[Taxacom] barcode of life: PS
deepreef at bishopmuseum.org
Sun Jul 4 19:36:53 CDT 2010
> > So, by anyone's metric, there are effectively no
> > biological reproductive barriers between these
> > two species [C. flavissima / C. vroliki ]
I think we differ in our meaning of the word "biological" in this case.
When I used it in the line above, I meant "intrinsic to the biology of the
organism". I would wager a lot of money that I could take any two
individuals of the two speies from anywhere within their respective ranges,
and they would be just as likely to produce viable offspring as any two
individuals from an established hybrid zone.
Of course, we don't know for sure -- because as far as I know, nobody has
done the experiment.
But what we REALLY don't know, and likely will not know for a long time, is
whether the reason the bulk populations are so consistently different is the
result of some sort of selection pressure keeping them that way, or is a
result of dynamic propensity to disperse over appropriate time scales (i.e.,
the hybrid zones are so narrow only because they came into existence only
> It is all about finding (describing) patterns in nature -
> patterns which "really are out there" (and need not have been if things
I've never, ever claimed that there are no patterns in nature.

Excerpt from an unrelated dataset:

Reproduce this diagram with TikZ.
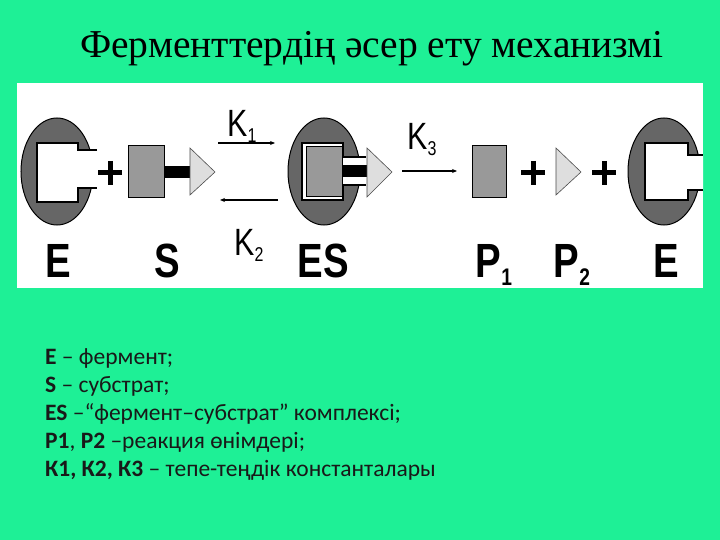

If there
were no patterns, there would be nothing for taxonomists to do. My only
contention is that evolution does not consistently produce sets of organims
that fit nicely into boxes we like to call "species" (by any definition of a
"species", BSC or otherwise). The argument is about the degree of
inconsistency (which, following your human-height example, essentially
translates into the shape of the bell-curve).
As I said in my last post, my own view of the shape of the average
bell-curve between species has gradually become broader (=less distinct)
over the years, as I accumulate more observations of natural populations.